Despite President Trump’s claims about a miraculous economy, planned layoffs reached their highest level for January since the Great Recession.
New data from Challenger, Gray & Christmas released on Thursday revealed that last month saw more job-cut announcements than in any January since 2009.
The outplacement firm said that the 108,435 announcements made were up 205 percent compared to December 2025. That’s also 118 percent higher than January 2025.
Breaking down the 17-year high, the firm’s workplace expert Andy Challenger said, “Generally, we see a high number of job cuts in the first quarter, but this is a high total for January.” He added, “It means most of these plans were set at the end of 2025, signaling employers are less-than-optimistic about the outlook for 2026.”
Key industries led the month’s layoffs, with the transport sector accounting for 31,243 planned cuts, largely due to UPS’s announcement to remove 30,000 people from its payroll.
Meanwhile, Reuters reports that the majority of the 22,291 planned job cuts in the technology industry were credited to Amazon, which plans to axe 16,000 roles.

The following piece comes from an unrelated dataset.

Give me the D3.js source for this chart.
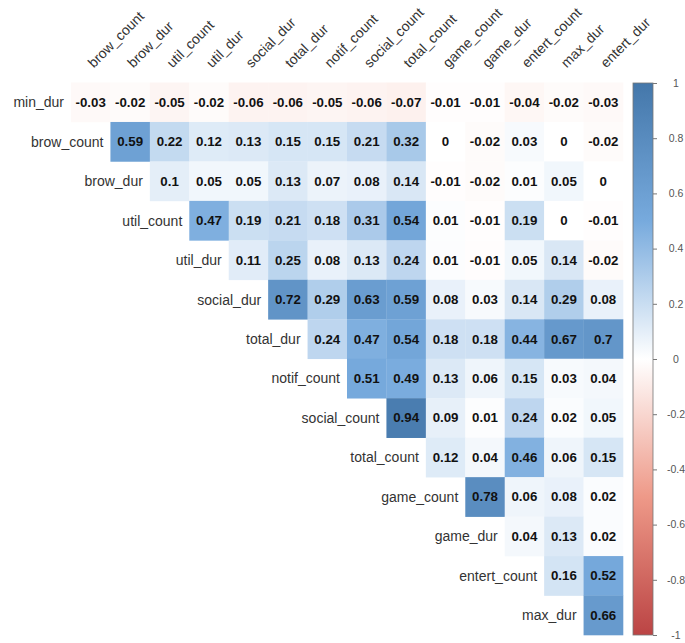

According to CNBC, hiring figures were also bleak, with just 5,306 new hires announced in January.
Despite conversations in the tech space being dominated by artificial intelligence, Challenger said this instance may not be its fault.
He said that Amazon “CEO Andy Jassy, like many CEOs recently, has said AI will cost jobs in the coming years, but this cut appears to be due more to overhiring and reducing layers than to the new technology.”
Healthcare was the third biggest loser, with 17,107 job cuts announced. It is the largest monthly cut in the industry since April 2020.
“Healthcare providers and hospital systems are grappling with inflation and high labor costs,” Challenger said. “Lower reimbursements from Medicaid and Medicare are also hitting hospital systems. These pressures are leading to job cuts, as well as other cutting measures, such as some pay and benefits. It’s very difficult for leaders of these companies to tighten budgets while not sacrificing patient care.”
In a statement to the Daily Beast, White House spokesperson Kush Desai said, “President Trump’s economic agenda of tax cuts, deregulation, tariffs, and energy abundance has a proven track record of success—these same policies created a historic economy in his first term. As trillions of investments continue pouring in to make and hire in America, and as GDP growth continues to accelerate, Americans can rest assured that the best is yet to come.”

The administration’s financial confidence is nothing new. Trump repeatedly bragged about a booming economy under his stewardship, claiming in Michigan in January that it had been the “greatest first year in history.”
Whether or not people are buying the bluster, however, is a murkier matter. In an op-ed in the Wall Street Journal on Friday, Trump praised his own policies, especially tariffs, claiming they had “created an American economic miracle, and we are quickly building the greatest economy in the history of the world, with other countries doing just fine!”
But GOP strategist Karl Rove attacked the president on Fox News Sunday, accusing him of “making the same mistake” as Joe Biden by claiming people were doing better financially than they really felt they were, The Hill reports.